Bebeto jamais morreria de velhice
POR ALBERTO PECEGUEIRO*
Fui atleta de uma das primeiras equipes que Bebeto de Freitas treinou. Ele tinha se formado pela Escola de Educação Física do Exército (se a memória não me trai) e tinha sido apontado pelo Botafogo para treinar a equipe infantil do clube.
Bebeto era, juntamente com Vitor Barcellos, o levantador do time da primeira divisão que já havia começado a escalada para chegar ao incrível feito de onze campeonatos cariocas consecutivos. O Rio dividia com São Paulo a hegemonia do vôlei brasileiro com seu melhores jogadores. Minas vinha na cola, principalmente graças a um fenômeno chamado Luiz Eymar. Isto para dizer que enfileirar onze títulos estava longe de ser tarefa trivial. Grandes jogos contra Fluminense, Flamengo, AABB e CIB lotavam os ginásios e enchiam os olhos.
Eu tinha começado como levantador no Flamengo e no dia que soube que meu ídolo queria me levar para jogar no Botafogo, como diz Lulu Santos, "experimentei uma sensação que até então não conhecia".
Começamos a formar um time que além de nomes como eu, que despontavam para o anonimato, tinha Badá e Granjeiro, que depois vieram a se destacar na seleção brasileira e nos times profissionais que vieram a nascer algum tempo depois.
Ao longo dos anos Bebeto foi se aprimorando como técnico e exercendo este papel, que se destaca ainda mais nos depoimentos após a sua morte, como desenvolvedor de grandes jogadores. Não posso dizer que foi meu melhor técnico. Muito difícil que o fosse. Era meu ídolo. Tinha um toque que os levantadores reconheciam como excepcional. Uma bola que saía fácil da sua māo, flutuava e chegava sempre no lugar e momento exato onde até um atleta baixo como eu conseguia atacar. Todo levantador é um atacante frustrado. Um dos meus momentos de êxtase era quando ele tomava meu lugar nos treinos e resolvia mostrar como queria que eu levantasse.
Como disse, e olhando retrospectivamente, é muito difícil ser treinado ou comandado por um ídolo. Não existe objetividade possível.
Discutíamos muito e, até onde sei, terei sido o único atleta deste esporte a ser expulso de quadra durante uma partida oficial pelo próprio técnico. Ainda assim, e tendo uma altura que não me permitiria nem ser aceito para testes no vôlei de hoje (assim como ele, aliás) subi para o juvenil e como tal, fui seu reserva em dois dos títulos que até hoje orgulham os alvinegros. Como dizia a antiga campanha do cartão de crédito, não há preço que pague uma experiência como essa.
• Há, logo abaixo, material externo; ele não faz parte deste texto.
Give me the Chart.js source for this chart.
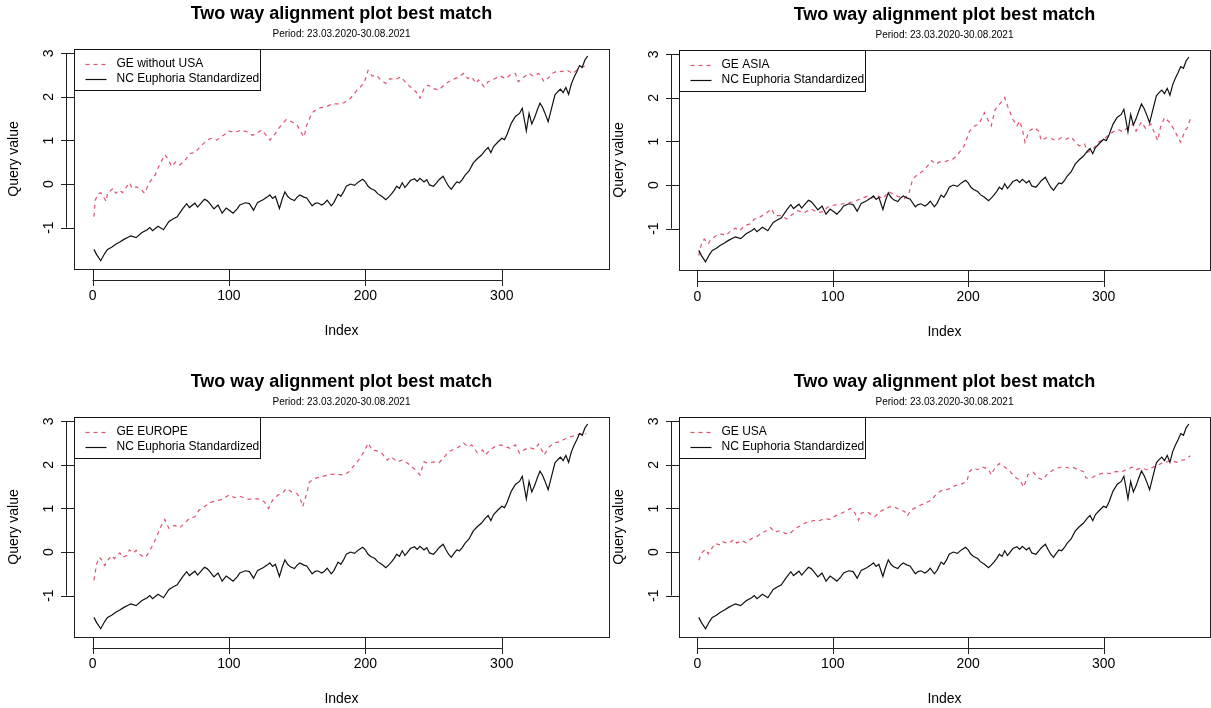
<!DOCTYPE html>
<html>
<head>
<meta charset="utf-8">
<script src="https://cdn.jsdelivr.net/npm/chart.js@4.4.0/dist/chart.umd.min.js"></script>
<style>
  html, body { margin: 0; padding: 0; background: #fff; width: 1211px; height: 708px; overflow: hidden; }
  .panel { position: absolute; width: 610px; height: 340px; }
</style>
</head>
<body>
<div class="panel" style="left:0px;top:0px"><canvas id="p1" width="610" height="340"></canvas></div>
<div class="panel" style="left:605px;top:1px"><canvas id="p2" width="610" height="340"></canvas></div>
<div class="panel" style="left:0px;top:368px"><canvas id="p3" width="610" height="340"></canvas></div>
<div class="panel" style="left:605px;top:368px"><canvas id="p4" width="610" height="340"></canvas></div>

<script>
// values, [index, query value]
const ncEuphoria = [
  [1,-1.50],[3,-1.62],[6,-1.76],[9,-1.59],[11,-1.50],[14,-1.45],[17,-1.38],[20,-1.33],[23,-1.27],[26,-1.22],
  [28,-1.19],[32,-1.23],[36,-1.12],[40,-1.05],[42,-1.00],[44,-1.07],[48,-0.97],[52,-1.05],[56,-0.86],[59,-0.80],
  [62,-0.75],[66,-0.57],[69,-0.45],[71,-0.54],[75,-0.44],[77,-0.53],[80,-0.42],[82,-0.35],[84,-0.38],[86,-0.45],
  [89,-0.57],[92,-0.48],[95,-0.67],[98,-0.55],[101,-0.62],[103,-0.67],[106,-0.57],[108,-0.48],[112,-0.43],[115,-0.45],
  [118,-0.60],[121,-0.42],[125,-0.36],[128,-0.30],[130,-0.25],[132,-0.33],[134,-0.28],[137,-0.56],[139,-0.35],[141,-0.18],
  [143,-0.28],[145,-0.34],[148,-0.38],[150,-0.30],[152,-0.25],[155,-0.30],[157,-0.32],[161,-0.50],[163,-0.45],[165,-0.43],
  [168,-0.48],[170,-0.44],[172,-0.37],[175,-0.50],[177,-0.42],[180,-0.23],[182,-0.28],[184,-0.18],[186,-0.05],[189,0.00],
  [192,-0.03],[195,0.05],[198,0.11],[200,0.05],[202,-0.05],[204,-0.10],[207,-0.15],[209,-0.22],[212,-0.28],[215,-0.36],
  [217,-0.30],[219,-0.23],[221,-0.15],[223,-0.05],[225,-0.10],[227,0.03],[229,-0.08],[231,0.00],[233,0.08],[236,0.12],
  [238,0.06],[240,0.13],[243,0.05],[245,0.10],[247,-0.02],[250,-0.05],[252,0.02],[254,0.10],[257,0.18],[259,0.06],
  [261,-0.05],[263,-0.12],[265,-0.03],[267,0.05],[269,0.03],[271,0.10],[273,0.20],[276,0.30],[279,0.48],[282,0.58],
  [285,0.66],[288,0.78],[290,0.84],[292,0.72],[294,0.86],[297,0.96],[300,1.05],[302,1.02],[304,1.15],[307,1.40],
  [310,1.55],[313,1.62],[315,1.74],[317,1.40],[318,1.22],[320,1.62],[322,1.38],[324,1.52],[326,1.70],[328,1.86],
  [330,1.75],[332,1.60],[334,1.43],[336,1.68],[339,2.05],[341,2.12],[343,2.18],[345,2.10],[347,2.22],[349,2.06],
  [351,2.30],[353,2.45],[355,2.58],[357,2.72],[359,2.68],[361,2.85],[363,2.94]
];

const geWithoutUsa = [
  [1,-0.75],[2,-0.37],[4,-0.23],[6,-0.20],[8,-0.29],[10,-0.40],[11,-0.21],[15,-0.10],[17,-0.21],[20,-0.14],
  [22,-0.20],[27,0.03],[29,-0.10],[32,-0.06],[36,-0.14],[38,-0.21],[42,0.05],[46,0.21],[49,0.44],[53,0.67],
  [55,0.59],[58,0.40],[61,0.51],[64,0.44],[68,0.55],[71,0.70],[75,0.72],[79,0.86],[84,1.01],[87,1.05],
  [91,1.01],[96,1.12],[100,1.22],[104,1.18],[109,1.24],[113,1.20],[117,1.12],[120,1.16],[124,1.24],[128,1.09],
  [130,1.01],[134,1.16],[137,1.30],[142,1.48],[146,1.43],[150,1.35],[152,1.24],[155,1.08],[157,1.35],[161,1.64],
  [166,1.74],[172,1.79],[176,1.84],[180,1.84],[184,1.86],[189,1.97],[194,2.16],[199,2.31],[202,2.61],[205,2.48],
  [208,2.50],[211,2.40],[215,2.31],[218,2.42],[222,2.40],[226,2.46],[229,2.35],[233,2.23],[237,2.12],[240,1.97],
  [243,2.19],[246,2.27],[250,2.19],[254,2.16],[259,2.31],[264,2.40],[268,2.45],[272,2.54],[275,2.42],[278,2.46],
  [281,2.31],[283,2.39],[287,2.23],[290,2.35],[295,2.42],[299,2.48],[303,2.42],[306,2.50],[310,2.54],[312,2.35],
  [316,2.45],[320,2.54],[323,2.48],[327,2.54],[331,2.35],[335,2.46],[337,2.54],[341,2.60],[344,2.58],[348,2.61],
  [352,2.54],[355,2.61],[359,2.68],[363,2.73]
];

const geAsia = [
  [1,-1.62],[3,-1.35],[5,-1.24],[8,-1.35],[10,-1.24],[14,-1.16],[18,-1.12],[21,-1.16],[24,-1.07],[28,-0.99],
  [31,-1.05],[35,-0.93],[39,-0.89],[42,-0.78],[46,-0.74],[50,-0.66],[55,-0.55],[57,-0.70],[62,-0.70],[66,-0.78],
  [69,-0.70],[74,-0.59],[79,-0.63],[84,-0.55],[89,-0.63],[93,-0.61],[96,-0.51],[101,-0.46],[106,-0.44],[111,-0.41],
  [116,-0.38],[120,-0.32],[125,-0.26],[128,-0.31],[133,-0.24],[137,-0.32],[141,-0.15],[145,-0.21],[148,-0.26],[153,-0.31],
  [156,-0.21],[159,0.14],[163,0.25],[167,0.33],[170,0.44],[173,0.56],[176,0.48],[179,0.53],[183,0.54],[189,0.60],
  [192,0.69],[197,0.90],[201,1.24],[205,1.36],[208,1.40],[212,1.66],[215,1.47],[217,1.36],[220,1.74],[223,1.85],
  [227,2.01],[229,1.82],[233,1.51],[236,1.36],[238,1.47],[240,1.28],[242,0.98],[245,1.24],[249,1.32],[252,1.24],
  [254,1.02],[258,1.09],[261,1.07],[265,1.02],[269,1.09],[272,1.05],[276,1.11],[279,0.99],[282,0.90],[286,0.94],
  [288,0.75],[292,0.82],[296,0.98],[300,1.05],[303,1.13],[307,1.22],[311,1.27],[314,1.22],[318,1.32],[322,1.40],
  [324,1.24],[328,1.45],[331,1.30],[335,1.40],[337,1.24],[340,1.02],[342,1.32],[345,1.55],[349,1.43],[352,1.28],
  [355,1.09],[357,0.98],[360,1.24],[362,1.32],[364,1.51]
];

const geEurope = [
  [1,-0.65],[3,-0.27],[5,-0.12],[7,-0.19],[9,-0.31],[11,-0.19],[14,-0.08],[16,-0.15],[20,-0.02],[22,-0.12],
  [25,-0.08],[27,0.05],[30,-0.02],[32,0.04],[34,-0.04],[37,-0.10],[39,-0.12],[42,0.04],[44,0.15],[47,0.35],
  [50,0.58],[53,0.75],[56,0.54],[60,0.61],[64,0.56],[67,0.65],[71,0.77],[75,0.81],[78,0.96],[82,1.04],
  [86,1.13],[90,1.18],[93,1.19],[97,1.25],[100,1.31],[104,1.25],[108,1.28],[112,1.23],[115,1.21],[119,1.23],
  [123,1.21],[126,1.15],[129,1.00],[132,1.19],[136,1.31],[140,1.38],[142,1.46],[146,1.38],[150,1.34],[152,1.25],
  [154,1.04],[157,1.34],[159,1.61],[163,1.69],[168,1.73],[174,1.78],[179,1.79],[184,1.77],[188,1.84],[191,1.96],
  [195,2.11],[199,2.30],[202,2.50],[205,2.34],[208,2.33],[212,2.27],[216,2.11],[219,2.19],[223,2.07],[227,2.11],
  [231,2.04],[234,1.96],[237,1.88],[240,1.77],[243,2.07],[246,2.04],[250,2.07],[254,2.05],[257,2.15],[261,2.30],
  [265,2.36],[268,2.40],[272,2.50],[275,2.42],[278,2.46],[282,2.28],[286,2.34],[288,2.23],[292,2.36],[295,2.42],
  [299,2.46],[303,2.42],[306,2.38],[310,2.46],[313,2.27],[316,2.34],[320,2.40],[324,2.36],[327,2.48],[331,2.23],
  [335,2.42],[338,2.50],[342,2.53],[346,2.59],[349,2.63],[353,2.67],[357,2.71],[360,2.73],[362,2.71]
];

const geUsa = [
  [1,-0.19],[3,-0.02],[6,0.06],[8,-0.04],[11,0.10],[13,0.20],[17,0.16],[19,0.23],[23,0.20],[27,0.29],
  [29,0.21],[33,0.26],[36,0.21],[40,0.31],[44,0.36],[47,0.43],[51,0.49],[54,0.56],[57,0.46],[61,0.49],
  [65,0.43],[68,0.41],[72,0.54],[76,0.60],[79,0.66],[83,0.70],[87,0.73],[90,0.72],[94,0.77],[98,0.75],
  [102,0.83],[105,0.87],[109,0.93],[113,1.00],[115,0.97],[119,0.73],[121,0.89],[125,0.93],[129,0.85],[131,0.81],
  [135,0.93],[138,0.98],[142,1.04],[146,1.03],[149,0.97],[153,0.93],[155,0.83],[158,0.97],[162,1.03],[165,1.08],
  [169,1.13],[173,1.20],[176,1.31],[180,1.41],[185,1.44],[190,1.52],[195,1.56],[199,1.62],[201,1.85],[204,1.93],
  [207,1.89],[211,1.95],[215,1.90],[217,1.77],[220,1.95],[223,2.03],[227,1.95],[231,1.85],[234,1.73],[238,1.66],
  [241,1.49],[244,1.77],[248,1.83],[252,1.70],[255,1.66],[259,1.81],[263,1.89],[266,1.93],[270,1.96],[274,1.93],
  [277,1.95],[281,1.89],[285,1.85],[287,1.70],[291,1.70],[295,1.77],[298,1.80],[302,1.81],[306,1.80],[309,1.85],
  [313,1.83],[317,1.90],[321,1.95],[324,1.89],[328,1.93],[332,1.89],[335,1.93],[339,1.98],[343,2.04],[346,2.06],
  [350,2.10],[354,2.06],[357,2.10],[361,2.13],[364,2.21]
];

const xTicks = [0, 100, 200, 300];
const yTicks = [-1, 0, 1, 2, 3];
const titleText = 'Two way alignment plot best match';
const periodText = 'Period: 23.03.2020-30.08.2021';

const FONT = "'Liberation Sans', Arial, sans-serif";
const GE_RED = '#DF536B';

const toXY = arr => arr.map(p => ({ x: p[0], y: p[1] }));

// R base-graphics look: box, axes, titles, legend
const rBase = {
    id: 'rBase',
    afterDraw(chart) {
        const ctx = chart.ctx;
        const a = chart.chartArea;
        const xs = chart.scales.x;
        const ys = chart.scales.y;
        const cx = (a.left + a.right) / 2;
        ctx.save();
        ctx.strokeStyle = '#222';
        ctx.lineWidth = 1;
        ctx.fillStyle = '#000';

        // plot box
        ctx.strokeRect(Math.round(a.left) + 0.5, Math.round(a.top) + 0.5,
            Math.round(a.right - a.left), Math.round(a.bottom - a.top));

        // x axis
        const axY = Math.round(a.bottom) + 11.5;
        ctx.beginPath();
        ctx.moveTo(xs.getPixelForValue(xTicks[0]), axY);
        ctx.lineTo(xs.getPixelForValue(xTicks[xTicks.length - 1]), axY);
        xTicks.forEach(t => {
            const px = Math.round(xs.getPixelForValue(t)) + 0.5;
            ctx.moveTo(px, a.bottom);
            ctx.lineTo(px, a.bottom + 17);
        });
        ctx.stroke();
        ctx.font = '14px ' + FONT;
        ctx.textAlign = 'center';
        ctx.textBaseline = 'middle';
        xTicks.forEach(t => ctx.fillText(String(t), xs.getPixelForValue(t), a.bottom + 27));

        // y axis
        const axX = Math.round(a.left) - 7.5;
        ctx.beginPath();
        ctx.moveTo(axX, ys.getPixelForValue(yTicks[0]));
        ctx.lineTo(axX, ys.getPixelForValue(yTicks[yTicks.length - 1]));
        yTicks.forEach(t => {
            const py = Math.round(ys.getPixelForValue(t)) + 0.5;
            ctx.moveTo(a.left, py);
            ctx.lineTo(a.left - 13, py);
        });
        ctx.stroke();
        yTicks.forEach(t => {
            ctx.save();
            ctx.translate(a.left - 25, ys.getPixelForValue(t));
            ctx.rotate(-Math.PI / 2);
            ctx.fillText(String(t), 0, 0);
            ctx.restore();
        });

        // axis titles
        ctx.fillText('Index', cx, a.bottom + 62);
        ctx.save();
        ctx.translate(14, (a.top + a.bottom) / 2);
        ctx.rotate(-Math.PI / 2);
        ctx.fillText('Query value', 0, 0);
        ctx.restore();

        // main title + period
        ctx.font = 'bold 18px ' + FONT;
        ctx.fillText(titleText, cx, 14);
        ctx.font = '10px ' + FONT;
        ctx.fillText(periodText, cx, 34);

        // legend
        const lx = Math.round(a.left) + 0.5, ly = Math.round(a.top) + 0.5;
        ctx.fillStyle = '#fff';
        ctx.fillRect(lx, ly, 186, 41);
        ctx.strokeStyle = '#111';
        ctx.strokeRect(lx, ly, 186, 41);
        ctx.font = '12px ' + FONT;
        ctx.textAlign = 'left';
        chart.data.datasets.forEach((ds, i) => {
            const y = ly + 14 + i * 15;
            ctx.strokeStyle = ds.borderColor;
            ctx.lineWidth = 1.2;
            ctx.setLineDash(ds.borderDash || []);
            ctx.beginPath();
            ctx.moveTo(lx + 11, Math.round(y) + 0.5);
            ctx.lineTo(lx + 32, Math.round(y) + 0.5);
            ctx.stroke();
            ctx.setLineDash([]);
            ctx.fillStyle = '#000';
            ctx.fillText(ds.label, lx + 42, y);
        });
        ctx.restore();
    }
};

function makePanel(id, geLabel, geData, padRight) {
    new Chart(document.getElementById(id), {
        type: 'line',
        data: {
            datasets: [
                {
                    label: geLabel,
                    data: toXY(geData),
                    borderColor: GE_RED,
                    borderWidth: 1.2,
                    borderDash: [4, 4],
                    pointRadius: 0,
                    order: 1
                },
                {
                    label: 'NC Euphoria Standardized',
                    data: toXY(ncEuphoria),
                    borderColor: '#111',
                    borderWidth: 1.2,
                    pointRadius: 0,
                    order: 0
                }
            ]
        },
        options: {
            responsive: false,
            animation: false,
            layout: { padding: { left: 74, top: 49, right: padRight, bottom: 71 } },
            scales: {
                x: { type: 'linear', display: false, min: -13.6, max: 378.6 },
                y: { type: 'linear', display: false, min: -1.95, max: 3.1 }
            },
            plugins: {
                legend: { display: false },
                tooltip: { enabled: false }
            }
        },
        plugins: [rBase]
    });
}

makePanel('p1', 'GE without USA', geWithoutUsa, 1);
makePanel('p2', 'GE ASIA', geAsia, 5);
makePanel('p3', 'GE EUROPE', geEurope, 1);
makePanel('p4', 'GE USA', geUsa, 5);
</script>
</body>
</html>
Decidi parar de jogar depois de um jogo contra o Fluminense onde não conseguia acertar uma bola sequer. O técnico explosivo, com quem sempre discutia, foi de um apoio e compreensão inesquecíveis. Não gritou uma só vez. Não reclamou. Apenas me apoiou e tentou me ajudar a encontrar meu jogo que havia decidido não comparecer naquele dia.
Antes daquele dia já tinha decidido sair do vôlei competitivo. Mas ele não saiu de mim. Fiz e mantive grandes amigos, continuamos jogando na praia e nas peladas, e ao longo do tempo fomos nos deslumbrando com a carreira que o Bebeto construiu.
Nos cruzamos depois, por motivos profissionais, quando ele começou a lidar com o futebol. Um sabor muito especial a relação de certa forma invertida, ele chegando num negócio onde eu ja tinha mais quilometragem. Alem de vários outros encontros onde eu não conseguia deixar de vestir a roupa do fã que se compraz em ser tratado com carinho por seu ídolo. E ele, sentindo isso, sempre me tratava como se fosse o técnico daquele garoto la de trás. Como o fazia com todos os seus ex-atletas.
Não falo aqui do que do que foi o Bebeto para o vôlei porque nestes dias muito se falou e ainda se falará. Mas falo do personagem que sempre povoava nossas conversas entre seus ex-atletas que se encontravam e agora ainda mais. Nos divertimos muito ou com as histórias engraçadas ou com as passagens que mostram o quanto ele foi determinante para a carreira de cada um. Como enxergava o jogo. Zé Roberto e Bernardinho que o digam.
Sua morte mostra o quanto Bebeto foi grande. Não passou por esta vida sem ser notado. Esta semana li num texto uma frase dizendo que a vida é uma grande palco. Há sempre atores entrando e saindo. Bebeto foi passional, se entregou, brigou, discutiu, foi como o botafoguense roxo em tudo.
Mas não foi coadjuvante. Foi protagonista.
Não resisto a concluir que alguém tao intenso jamais morreria de velhice.
Bebeto foi grande.
*Alberto Pecegueiro é diretor da Glosat.